Can a community actually stop a tech company from building a data centre?

Yes — Natelli Apex in Wake County is the NC proof point. Organised community opposition drove a complete withdrawal of the 250 MW New Hill Digital Campus application. Natelli subsequently pursued a site in Vance County. Opposition achieves cancellation at a specific site; the developer typically redirects rather than exits the region.

What is a data centre moratorium and how is it different from a zoning ban?

A moratorium is a time-limited freeze on new permits — typically six to twelve months — while a local government develops regulatory standards. A zoning ban restricts a use indefinitely. Both delay projects, but moratoriums have stronger legal footing when purpose-stated and time-limited. Neither is litigation-free: the Chatham County case demonstrates that moratoriums generate their own developer lawsuit exposure through vested rights and regulatory takings claims.

What is Dillon’s Rule and why does it matter for data centre opposition in North Carolina?

Dillon’s Rule limits local government authority to powers expressly granted by state law. In North Carolina, county-level moratoriums face a threshold challenge: does the county actually have statutory authority to adopt one? This is the first of five challenge vectors in the Vorys developer challenge framework. Loudoun County, Virginia — also Dillon’s Rule — stated it lacks legal authority to implement a data centre moratorium. Home Rule jurisdictions can act on any matter not prohibited by state law.

Both approving and blocking a data centre project now carry litigation risk for local governments — that is bidirectional legal exposure. Stokes County: approved rezoning → community lawsuit → voided decision. Chatham County: adopted moratorium → developer lawsuit claiming $11M vested rights. No procedurally safe path exists.

How does by-right zoning affect data centre development in rural counties?

By-right zoning allows a use to proceed without public notice or a hearing. The Stokes County rezoning added data centres as a by-right use in all heavy manufacturing districts county-wide. Even after the Project Delta site rezoning was voided, that amendment remains — future data centre projects in those districts can proceed without community input.

What is the “power-plus-permission” model for data centre site selection?

Nixon Peabody’s term for the post-2025 standard. Grid access is necessary but not sufficient; projects positioned for success pair credible speed-to-power plans with earned community buy-in, transparent operations, reliable utility relationships, and ratepayer-protective cost allocations.

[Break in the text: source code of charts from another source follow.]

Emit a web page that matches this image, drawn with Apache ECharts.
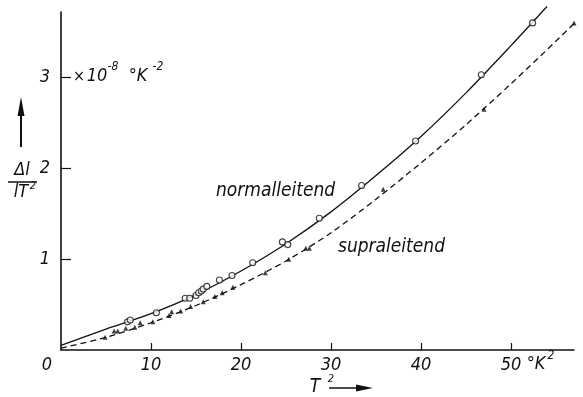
<!DOCTYPE html>
<html>
<head>
<meta charset="utf-8">
<script src="https://cdn.jsdelivr.net/npm/echarts@6/dist/echarts.min.js"></script>
<style>
  html, body { margin: 0; padding: 0; background: #fff; }
  #chart { width: 583px; height: 397px; }
</style>
</head>
<body>
<div id="chart"></div>
<script>
// measured points, normal conducting (open circles)
const normalT2 = [7.4, 7.7, 10.6, 13.8, 14.3, 15.0, 15.3, 15.6, 15.8, 16.2, 17.6, 19.0, 21.3, 24.6, 25.2, 28.7, 33.4, 39.4, 46.7, 52.4]
const normalVal = [0.31, 0.33, 0.41, 0.57, 0.57, 0.60, 0.63, 0.65, 0.67, 0.70, 0.77, 0.82, 0.96, 1.19, 1.16, 1.45, 1.81, 2.30, 3.03, 3.60]

// measured points, superconducting (filled triangles)
const supraT2 = [4.9, 5.9, 6.3, 7.2, 8.2, 8.8, 10.2, 12.0, 12.3, 13.3, 14.4, 15.8, 17.1, 17.9, 19.1, 22.7, 25.3, 27.2, 27.6, 35.8, 47.0, 57.0]
const supraVal = [0.14, 0.21, 0.21, 0.24, 0.25, 0.30, 0.31, 0.38, 0.42, 0.43, 0.48, 0.53, 0.59, 0.63, 0.69, 0.85, 1.00, 1.12, 1.12, 1.77, 2.65, 3.60]

// drawn curves
const normalCurveT2 = [0, 5, 10, 15, 20, 25, 30, 35, 40, 45, 50, 54]
const normalCurve = [0.05, 0.23, 0.40, 0.61, 0.87, 1.17, 1.52, 1.92, 2.35, 2.83, 3.35, 3.78]
const supraCurveT2 = [0, 5, 10, 15, 20, 25, 30, 35, 40, 45, 50, 55, 58]
const supraCurve = [0.02, 0.14, 0.30, 0.49, 0.72, 0.98, 1.29, 1.66, 2.06, 2.48, 2.93, 3.40, 3.69]

const xTicks = [10, 20, 30, 40, 50]
const yTicks = [1, 2, 3]

const FONT = "'Liberation Sans Narrow', 'DejaVu Sans Condensed', sans-serif"
const zip = (xs, ys) => xs.map((x, i) => [x, ys[i]])

function txt(text, x, y, size, align = 'center') {
  return {
    type: 'text', x, y, z: 10,
    style: {
      text, fill: '#111', fontSize: size, fontStyle: 'italic', fontFamily: FONT,
      textAlign: align, textVerticalAlign: 'middle',
    },
  }
}

const chart = echarts.init(document.getElementById('chart'))
chart.setOption({
  animation: false,
  backgroundColor: '#fff',
  grid: { left: 61, right: 9, top: 12, bottom: 47 },
  xAxis: {
    type: 'value', min: 0, max: 57,
    axisLine: { lineStyle: { color: '#111', width: 1.6 } },
    axisTick: { inside: true, length: 7, customValues: xTicks, lineStyle: { color: '#111', width: 1.2 } },
    axisLabel: {
      customValues: xTicks, margin: 6, color: '#111', fontSize: 18,
      fontStyle: 'italic', fontFamily: FONT,
    },
    splitLine: { show: false },
  },
  yAxis: {
    type: 'value', min: 0, max: 3.72,
    axisLine: { show: true, lineStyle: { color: '#111', width: 1.6 } },
    axisTick: { show: true, inside: true, length: 10, customValues: yTicks, lineStyle: { color: '#111', width: 1.2 } },
    axisLabel: {
      customValues: yTicks, margin: 11, color: '#111', fontSize: 18,
      fontStyle: 'italic', fontFamily: FONT,
    },
    splitLine: { show: false },
  },
  series: [
    {
      type: 'line', data: zip(normalCurveT2, normalCurve), smooth: 0.3,
      symbol: 'none', clip: false, lineStyle: { color: '#111', width: 1.3 },
    },
    {
      type: 'line', data: zip(supraCurveT2, supraCurve), smooth: 0.3,
      symbol: 'none', clip: false, lineStyle: { color: '#111', width: 1.3, type: [6, 4] },
    },
    {
      type: 'scatter', data: zip(normalT2, normalVal), symbol: 'circle', symbolSize: 6,
      itemStyle: { color: '#fff', borderColor: '#111', borderWidth: 1.1 }, z: 5,
    },
    {
      type: 'scatter', data: zip(supraT2, supraVal), symbol: 'triangle', symbolSize: 5,
      clip: false, itemStyle: { color: '#111' }, z: 5,
    },
  ],
  graphic: [
    txt('0', 47, 365, 18),
    // unit note next to the 3
    txt('\u00d7', 79, 77, 16),
    txt('10', 97, 76, 18),
    txt('-8', 113, 67, 12),
    txt('\u00b0K', 138, 76, 18),
    txt('-2', 158, 67, 12),
    // y axis name: Δl / lT²
    txt('\u0394l', 22, 170, 18),
    { type: 'line', shape: { x1: 8, y1: 182, x2: 37, y2: 182 }, style: { stroke: '#111', lineWidth: 1.5 } },
    txt('lT', 21, 192, 18),
    txt('2', 33, 186, 11),
    { type: 'line', shape: { x1: 21, y1: 147, x2: 21, y2: 112 }, style: { stroke: '#111', lineWidth: 2 } },
    { type: 'polygon', shape: { points: [[21, 97], [17.5, 116], [24.5, 116]] }, style: { fill: '#111' } },
    // x axis name: T² →
    txt('T', 315, 387, 19),
    txt('2', 331, 379, 11),
    { type: 'line', shape: { x1: 329, y1: 388, x2: 360, y2: 388 }, style: { stroke: '#111', lineWidth: 1.5 } },
    { type: 'polygon', shape: { points: [[373, 388], [356, 384.5], [356, 391.5]] }, style: { fill: '#111' } },
    // unit after 50
    txt('\u00b0K', 536, 364, 18),
    txt('2', 551, 356, 12),
    // curve labels
    txt('normalleitend', 216, 191, 19, 'left'),
    txt('supraleitend', 338, 247, 19, 'left'),
  ],
})
</script>
</body>
</html>
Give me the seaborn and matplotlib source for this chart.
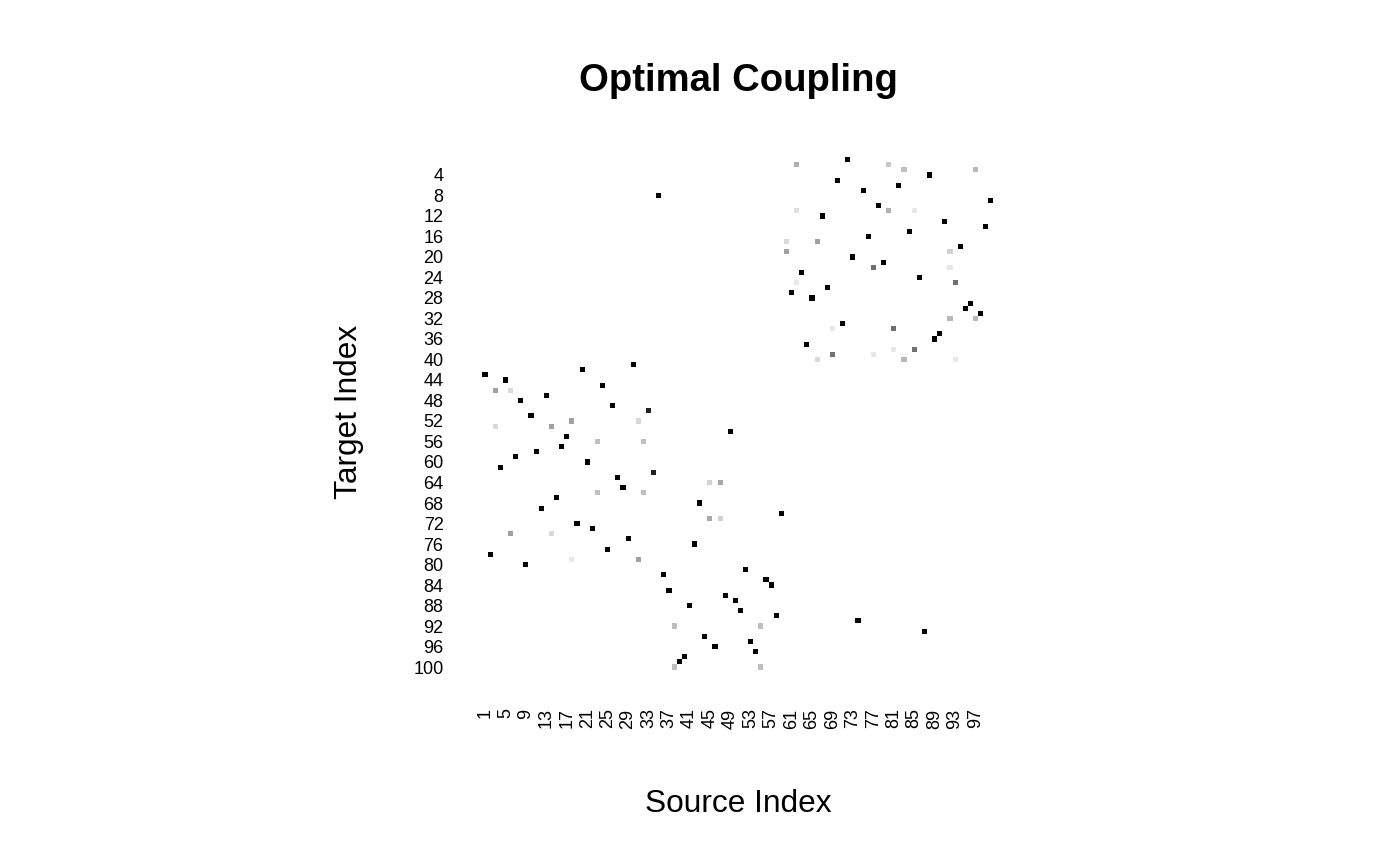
import numpy as np
import pandas as pd
import matplotlib
matplotlib.use("Agg")
import matplotlib.pyplot as plt
import seaborn as sns
from matplotlib.colors import LinearSegmentedColormap

# non-zero entries of the coupling matrix (target row, source column, relative mass)
target_rows = [1, 2, 2, 3, 3, 4, 5, 6, 7, 8, 9, 10, 11, 11, 11, 12, 13, 14, 15, 16,
               17, 17, 18, 19, 19, 20, 21, 22, 22, 23, 24, 25, 25, 26, 27, 28, 29, 30,
               31, 32, 32, 33, 34, 34, 35, 36, 37, 38, 38, 39, 39, 40, 40, 40,
               41, 42, 43, 44, 45, 46, 46, 47, 48, 49, 50, 51, 52, 52, 53, 53, 54, 55,
               56, 56, 57, 58, 59, 60, 61, 62, 63, 64, 64, 65, 66, 66, 67, 68, 69, 70,
               71, 71, 72, 73, 74, 74, 75, 76, 77, 78, 79, 79, 80, 81, 82, 83, 84, 85,
               86, 87, 88, 89, 90, 91, 92, 92, 93, 94, 95, 96, 97, 98, 99, 100, 100]
source_cols = [72, 62, 80, 83, 97, 88, 70, 82, 75, 35, 100, 78, 62, 80, 85, 67, 91, 99, 84, 76,
               60, 66, 94, 60, 92, 73, 79, 77, 92, 63, 86, 62, 93, 68, 61, 65, 96, 95,
               98, 92, 97, 71, 69, 81, 90, 89, 64, 81, 85, 69, 77, 66, 83, 93,
               30, 20, 1, 5, 24, 3, 6, 13, 8, 26, 33, 10, 18, 31, 3, 14, 49, 17,
               23, 32, 16, 11, 7, 21, 4, 34, 27, 45, 47, 28, 23, 32, 15, 43, 12, 59,
               45, 47, 19, 22, 6, 14, 29, 42, 25, 2, 18, 31, 9, 52, 36, 56, 57, 37,
               48, 50, 41, 51, 58, 74, 38, 55, 87, 44, 53, 46, 54, 40, 39, 38, 55]
mass = [1, .31, .22, .25, .28, 1, 1, 1, 1, 1, 1, 1, .12, .31, .09, 1, 1, 1, 1, 1,
        .15, .37, 1, .37, .18, 1, 1, .56, .09, 1, 1, .09, .56, 1, 1, 1, 1, 1,
        1, .28, .28, 1, .09, .56, 1, 1, 1, .09, .56, .56, .09, .15, .28, .09,
        1, 1, 1, 1, 1, .37, .15, 1, 1, 1, .87, 1, .37, .15, .15, .37, 1, 1,
        .25, .25, 1, 1, 1, 1, 1, .87, 1, .18, .34, 1, .25, .25, 1, 1, 1, 1,
        .34, .18, 1, 1, .37, .15, 1, 1, 1, 1, .09, .37, 1, 1, 1, 1, 1, 1,
        1, 1, 1, 1, 1, 1, .25, .25, 1, 1, 1, 1, 1, 1, 1, .25, .25]

n = 100
index = np.arange(1, n + 1)

df = pd.DataFrame({"target": target_rows, "source": source_cols, "mass": mass})
coupling = (df.pivot_table(index="target", columns="source", values="mass", aggfunc="sum")
              .reindex(index=index, columns=index)
              .fillna(0))

sns.set_theme(style="white")
plt.rcParams["font.family"] = ["Liberation Sans", "DejaVu Sans"]
plt.rcParams["text.color"] = "black"
plt.rcParams["xtick.color"] = "black"
plt.rcParams["ytick.color"] = "black"

cmap = LinearSegmentedColormap.from_list("wb", ["#ffffff", "#000000"])

fig = plt.figure(figsize=(14, 8.65), dpi=100)
ax = fig.add_axes([0.3446, 0.2259, 0.365, 0.5926])
sns.heatmap(coupling, cmap=cmap, vmin=0, vmax=1, cbar=False, ax=ax,
            xticklabels=4, yticklabels=False)

ytick_labels = index[3::4]
ax.set_yticks(ytick_labels - 0.5)
ax.set_yticklabels(ytick_labels)
ax.tick_params(axis="both", length=0, labelsize=13, pad=28, labelcolor="black")
ax.tick_params(axis="x", labelrotation=90)
plt.setp(ax.get_yticklabels(), rotation=0)
ax.set_xlabel("")
ax.set_ylabel("")

fig.text(738 / 1400, 1 - 81 / 865, "Optimal Coupling", ha="center", va="center",
         fontsize=27.5, fontweight="bold", color="black")
fig.text(738 / 1400, 1 - 804 / 865, "Source Index", ha="center", va="center",
         fontsize=22.8, color="black")
fig.text(349 / 1400, 1 - 412 / 865, "Target Index", ha="center", va="center",
         fontsize=22.8, rotation=90, color="black")

fig.savefig("out.png", dpi=100, facecolor="white")
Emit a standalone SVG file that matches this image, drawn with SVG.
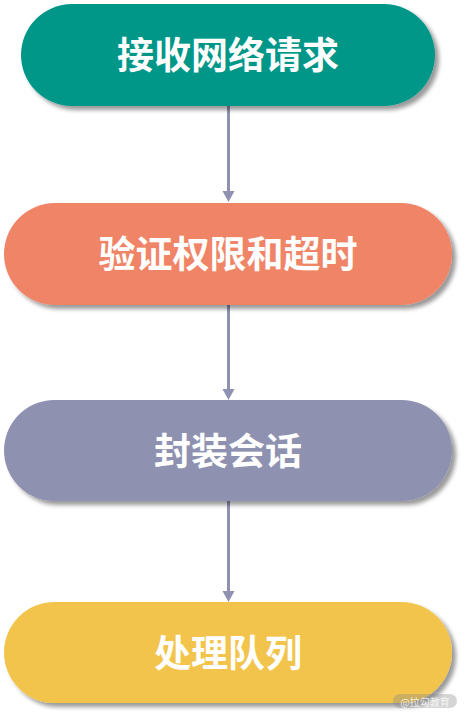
<svg xmlns="http://www.w3.org/2000/svg" width="465" height="717" viewBox="0 0 465 717">
<defs>
<filter id="sh" x="-10%" y="-20%" width="125%" height="150%">
<feGaussianBlur in="SourceAlpha" stdDeviation="2"/>
<feOffset dx="4" dy="4" result="b"/>
<feComponentTransfer><feFuncA type="linear" slope="0.4"/></feComponentTransfer>
<feMerge><feMergeNode/><feMergeNode in="SourceGraphic"/></feMerge>
</filter>
<marker id="ah" viewBox="0 0 12 12" markerWidth="12" markerHeight="12" refX="6" refY="11" orient="auto-start-reverse" markerUnits="userSpaceOnUse">
<path d="M0,0 L12,0 L6,11 Z" fill="#8E91B0"/>
</marker>
</defs>
<style>
.lbl{font-family:"Noto Sans CJK SC","Noto Sans",sans-serif;font-size:37px;font-weight:bold;fill:#ffffff;text-anchor:middle;dominant-baseline:central}
.edge{stroke:#8E91B0;stroke-width:3;fill:none}
</style>
<rect width="465" height="717" fill="#ffffff"/>
<g id="connectors">
<line class="edge" x1="228.5" y1="106" x2="228.5" y2="191"/>
<path d="M222.5,191 L234.5,191 L228.5,202 Z" fill="#8E91B0"/>
<line class="edge" x1="228.5" y1="305" x2="228.5" y2="389"/>
<path d="M222.5,389 L234.5,389 L228.5,400 Z" fill="#8E91B0"/>
<line class="edge" x1="228.5" y1="501" x2="228.5" y2="591"/>
<path d="M222.5,591 L234.5,591 L228.5,602 Z" fill="#8E91B0"/>
</g>
<g id="node1">
<rect x="21" y="4" width="414" height="102" rx="51" fill="#009688" filter="url(#sh)"/>
<text class="lbl" x="228" y="53">接收网络请求</text>
</g>
<g id="node2">
<rect x="4" y="203" width="448" height="102" rx="51" fill="#F08466" filter="url(#sh)"/>
<text class="lbl" x="228" y="252">验证权限和超时</text>
</g>
<g id="node3">
<rect x="4" y="400" width="448" height="101" rx="50.5" fill="#8E91B0" filter="url(#sh)"/>
<text class="lbl" x="228" y="449">封装会话</text>
</g>
<g id="node4">
<rect x="4" y="602" width="448" height="101" rx="50.5" fill="#F2C44C" filter="url(#sh)"/>
<text class="lbl" x="228" y="651">处理队列</text>
</g>
<g id="watermark">
<rect x="393" y="694" width="64" height="14" rx="7" fill="#888888" fill-opacity="0.35"/>
<text x="425" y="701" font-family="Noto Sans CJK SC, sans-serif" font-size="10" fill="#ffffff" fill-opacity="0.8" text-anchor="middle" dominant-baseline="central">@拉勾教育</text>
</g>
</svg>
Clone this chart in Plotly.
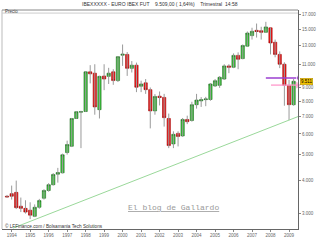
import plotly.graph_objects as go
import math

# Quarterly candles (quarter start dates)
dates = ["1993-10-01", "1994-01-01", "1994-04-01", "1994-07-01", "1994-10-01",
         "1995-01-01", "1995-04-01", "1995-07-01", "1995-10-01",
         "1996-01-01", "1996-04-01", "1996-07-01", "1996-10-01",
         "1997-01-01", "1997-04-01", "1997-07-01", "1997-10-01",
         "1998-01-01", "1998-04-01", "1998-07-01", "1998-10-01",
         "1999-01-01", "1999-04-01", "1999-07-01", "1999-10-01",
         "2000-01-01", "2000-04-01", "2000-07-01", "2000-10-01",
         "2001-01-01", "2001-04-01", "2001-07-01", "2001-10-01",
         "2002-01-01", "2002-04-01", "2002-07-01", "2002-10-01",
         "2003-01-01", "2003-04-01", "2003-07-01", "2003-10-01",
         "2004-01-01", "2004-04-01", "2004-07-01", "2004-10-01",
         "2005-01-01", "2005-04-01", "2005-07-01", "2005-10-01",
         "2006-01-01", "2006-04-01", "2006-07-01", "2006-10-01",
         "2007-01-01", "2007-04-01", "2007-07-01", "2007-10-01",
         "2008-01-01", "2008-04-01", "2008-07-01", "2008-10-01",
         "2009-01-01", "2009-04-01"]
opens = [3480, 3560, 3600, 3190, 3130, 3080, 2920, 3160, 3420, 3660, 3850, 4220, 4270,
         5100, 5390, 6870, 7260, 7300, 10330, 10210, 7420, 9960, 9930, 10330, 9570,
         11950, 12030, 10650, 10950, 9110, 9380, 8840, 7340, 8350, 8260, 6870, 5500,
         6030, 5900, 6810, 6750, 7750, 8010, 8100, 8110, 9130, 9180, 9700, 10880,
         10750, 11930, 11600, 12930, 14180, 14850, 14800, 14600, 15180, 13380, 12030,
         11040, 9180, 7750]
highs = [3520, 3820, 3990, 3440, 3360, 3300, 3240, 3400, 3700, 3900, 4260, 4460, 5050,
         5660, 6900, 7320, 7350, 10400, 10950, 11040, 9980, 11040, 10700, 10570, 11830,
         13120, 12280, 11350, 11200, 9560, 9700, 9010, 8500, 8700, 8520, 7170, 6140,
         6140, 6900, 7040, 7950, 8520, 8280, 8300, 9370, 9700, 9950, 11040, 11040,
         12140, 12250, 13120, 14700, 15190, 15760, 15320, 16000, 15190, 13700, 12350,
         11230, 9620, 9700]
lows = [3440, 3380, 3110, 3030, 2990, 2850, 2900, 3120, 3380, 3620, 3820, 3920, 4250,
        5010, 5350, 6850, 5300, 7280, 9340, 7100, 6870, 8800, 9290, 9220, 9450,
        10880, 9970, 10270, 8650, 8650, 8520, 6300, 7100, 7700, 6400, 5300, 5300,
        5380, 5850, 6540, 6680, 7490, 7600, 7650, 8020, 9050, 8980, 9620, 10210,
        10670, 10570, 11530, 12890, 13700, 13940, 13700, 14550, 12030, 11730, 10670,
        7680, 6770, 7680]
closes = [3460, 3480, 3150, 3130, 3030, 2950, 3160, 3350, 3660, 3850, 4210, 4280, 5000,
          5470, 6870, 7290, 7290, 10330, 10150, 7600, 9930, 9700, 10210, 9570, 11800,
          12050, 10650, 10950, 9030, 9290, 8840, 7340, 8330, 8250, 6920, 5420, 5980,
          5870, 6810, 6680, 7750, 8070, 8100, 8150, 9290, 9560, 9850, 10880, 10750,
          11930, 11530, 13010, 14500, 14730, 14700, 14600, 15300, 13300, 12030, 11040,
          9180, 7750, 9511]

# Trend line (support) and horizontal levels
trend_x = ["1994-02-01", "2009-06-27"]
trend_y = [2636, 6985]
purple_x = ["2007-10-01", "2009-06-22"]
purple_y = [9790, 9790]
pink_x = ["2008-01-10", "2009-06-22"]
pink_y = [9200, 9200]

ytick_vals = [3000, 4000, 5000, 6000, 7000, 8000, 9000, 11000, 13000, 15000, 17000]
ytick_text = ["3.000", "4.000", "5.000", "6.000", "7.000", "8.000", "9.000",
              "11.000", "13.000", "15.000", "17.000"]
last_price = 9511
title_text = "IBEXXXXX - EURO IBEX FUT    9.509,00 ( 1,64%)    Trimestral  14:58"

fig = go.Figure()

# wicks
wx, wy = [], []
for d, lo, hi in zip(dates, lows, highs):
    wx += [d, d, None]
    wy += [lo, hi, None]
fig.add_trace(go.Scatter(x=wx, y=wy, mode="lines",
                         line=dict(color="#9a9a9a", width=1), hoverinfo="skip",
                         showlegend=False))

# bodies
body_lo = [min(o, c) for o, c in zip(opens, closes)]
body_hi = [max(o, c) for o, c in zip(opens, closes)]
fig.add_trace(go.Candlestick(
    x=dates, open=opens, close=closes, low=body_lo, high=body_hi,
    increasing=dict(line=dict(color="#1f6a1f", width=0.6), fillcolor="#3ec43e"),
    decreasing=dict(line=dict(color="#a00000", width=0.6), fillcolor="#ee1a1a"),
    whiskerwidth=0, showlegend=False))

fig.add_trace(go.Scatter(x=trend_x, y=trend_y, mode="lines",
                         line=dict(color="#9ad89a", width=1), showlegend=False))
fig.add_trace(go.Scatter(x=purple_x, y=purple_y, mode="lines+markers",
                         line=dict(color="#9b3fd0", width=1.3),
                         marker=dict(symbol="triangle-right", size=[0, 5], color="#9b3fd0"),
                         cliponaxis=False, showlegend=False))
fig.add_trace(go.Scatter(x=pink_x, y=pink_y, mode="lines+markers",
                         line=dict(color="#ff99cc", width=1.3),
                         marker=dict(symbol="triangle-right", size=[0, 5], color="#ff88c4"),
                         cliponaxis=False, showlegend=False))

fig.update_layout(
    width=320, height=240, autosize=False,
    margin=dict(l=2, r=22, t=10, b=8),
    paper_bgcolor="white", plot_bgcolor="white",
    font=dict(family="Liberation Sans, Arial, sans-serif", size=5, color="#555"),
    boxgap=0.2, boxgroupgap=0.1,
    xaxis=dict(type="date", range=["1993-06-24", "2009-06-27"],
               rangeslider=dict(visible=False),
               tick0="1994-01-01", dtick="M12", tickformat="%Y",
               ticks="outside", ticklen=2, tickcolor="#888",
               tickfont=dict(size=4.5, color="#666"),
               showline=True, linecolor="#666", linewidth=1,
               showgrid=False, zeroline=False),
    yaxis=dict(type="log", range=[math.log10(2613), math.log10(17742)],
               side="right", tickvals=ytick_vals, ticktext=ytick_text,
               ticks="outside", ticklen=2, tickcolor="#888",
               tickfont=dict(size=4.5, color="#666"),
               showline=True, linecolor="#666", linewidth=1,
               showgrid=False, zeroline=False),
    shapes=[
        dict(type="line", xref="paper", yref="paper", x0=0, x1=0, y0=0, y1=1,
             line=dict(color="#bbbbbb", width=1)),
        dict(type="line", xref="paper", yref="paper", x0=0, x1=1, y0=1, y1=1,
             line=dict(color="#888888", width=1)),
        dict(type="line", xref="paper", yref="paper", x0=0, x1=1, y0=0.986, y1=0.986,
             line=dict(color="#cccccc", width=1)),
    ],
    annotations=[
        dict(text=title_text, xref="paper", yref="paper", x=0.535, y=1.0,
             yshift=6, xanchor="center", yanchor="middle", showarrow=False,
             font=dict(size=5, color="#333")),
        dict(text="Precio", xref="paper", yref="paper", x=0.003, y=0.993,
             xanchor="left", yanchor="middle", showarrow=False,
             font=dict(size=4.5, color="#444")),
        dict(text="El blog de Gallardo", xref="paper", yref="paper", x=0.578, y=0.097,
             xanchor="center", yanchor="middle", showarrow=False,
             font=dict(family="Liberation Mono, Courier New, monospace", size=8,
                       color="#9a9a9a", lineposition="under")),
        dict(text="© LFFinance.com / Bolsamania Tech Solutions", xref="paper", yref="paper",
             x=0.002, y=0.012, xanchor="left", yanchor="middle", showarrow=False,
             font=dict(size=4.7, color="#333")),
        dict(text="9.511", xref="paper", yref="y", x=1.008, y=math.log10(last_price),
             xanchor="left", yanchor="middle", showarrow=False,
             bgcolor="#f2c200", bordercolor="#b08a00", borderwidth=0.5, borderpad=0.5,
             font=dict(size=4.5, color="#000")),
    ],
)

fig.write_html("out.html")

The model is a direct output of the NC experience, where projects with power access still faced lawsuits, moratoriums, and full cancellations.

Where can I track active data centre opposition cases in North Carolina?

datacentertracker.org provides near-real-time county-level tracking of opposition actions, moratoriums, lawsuits, and project status across NC and nationally. The WUNC/NC Newsroom “Hyperscale, Hyperspeed” investigative series provides case-by-case reporting.

What happened with the Natelli Apex data centre project?

Natelli Investments withdrew all applications for the 250 MW New Hill Digital Campus in Apex, Wake County, adjacent to Duke Energy’s Harris Nuclear Plant, citing “ongoing deliberations over zoning ordinance changes.” Opposition focused on water consumption of up to one million gallons per day, energy costs, diesel generator health effects, and nuclear plant proximity. Natelli subsequently pursued a different site in Vance County, NC.